Quanto à minha terceira citação. Ao falar de Celestino V, Le Goff o faz com mais suavidade, afinal é um Papa que já se foi. Le Goff não precisa esmurrá-lo, nem mesmo com um toque ninja. Mas note, por favor note, que a forma como ele expõe a decisão de Celestino V é diferente da forma como ele expõe a decisão de Bento XVI. Ele até parece creditar a justificação dada por Celestino V, mas não credita a justificação dada por Bento XVI: “Ele diz que é por causa da idade e do cansaço, mas, fundamentalmente, …“. Ou seja, repito, chama o padre de mentiroso!
Nesse sentido, reconheço, fica até confuso o que presumi sobre como Le Goff quis colocar “a grande recusa”. Mas o compromisso dessa entrevista é difuso mesmo.

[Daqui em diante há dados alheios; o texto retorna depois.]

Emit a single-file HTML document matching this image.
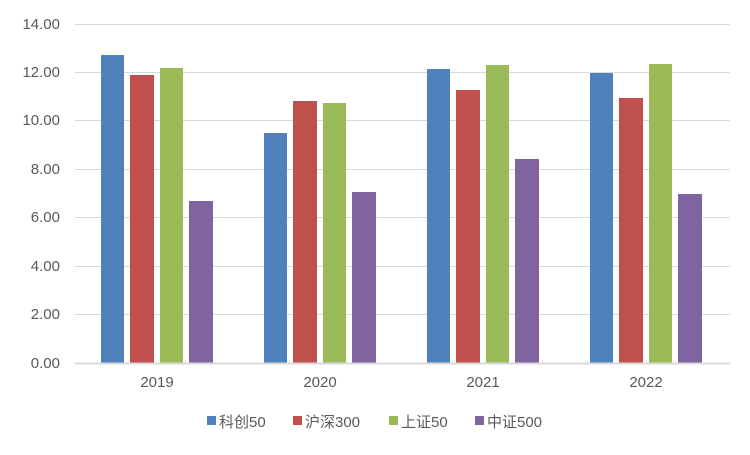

Quanto à quarta e última citação que fiz. É claro que é verdade que o Papa não rende homenagem à modernidade! Isso não contradiz o que eu disse. Só que o gesto de Ratzinger não é uma rejeição da modernidade como quem se nega a dirigir a palavra a alguém. No entanto, é nisso que Le Goff quer fazer crer. Como se Ratzinger estivesse a abandonar seu grande Ministério por um capricho intelectual!
Com as astutas palavras dele, que agradaram até a Jorge Ferraz, é isso que Le Goff comunica na entrevista: o Papa tem “uma opinião” que não é a do mundo, e resolve parar de falar às paredes a sua visão de mundo caduca.
Eu posso estar errando enormemente por não ser conhecedor da obra de Le Goff. Acredito que não! Estou tratando apenas do que li numa entrevista. Acredito estar interpretando corretamente o que está escrito. Sei que pode ser diferente se na obra de Le Goff ele amplia os significados da entrevista. Ele amplia?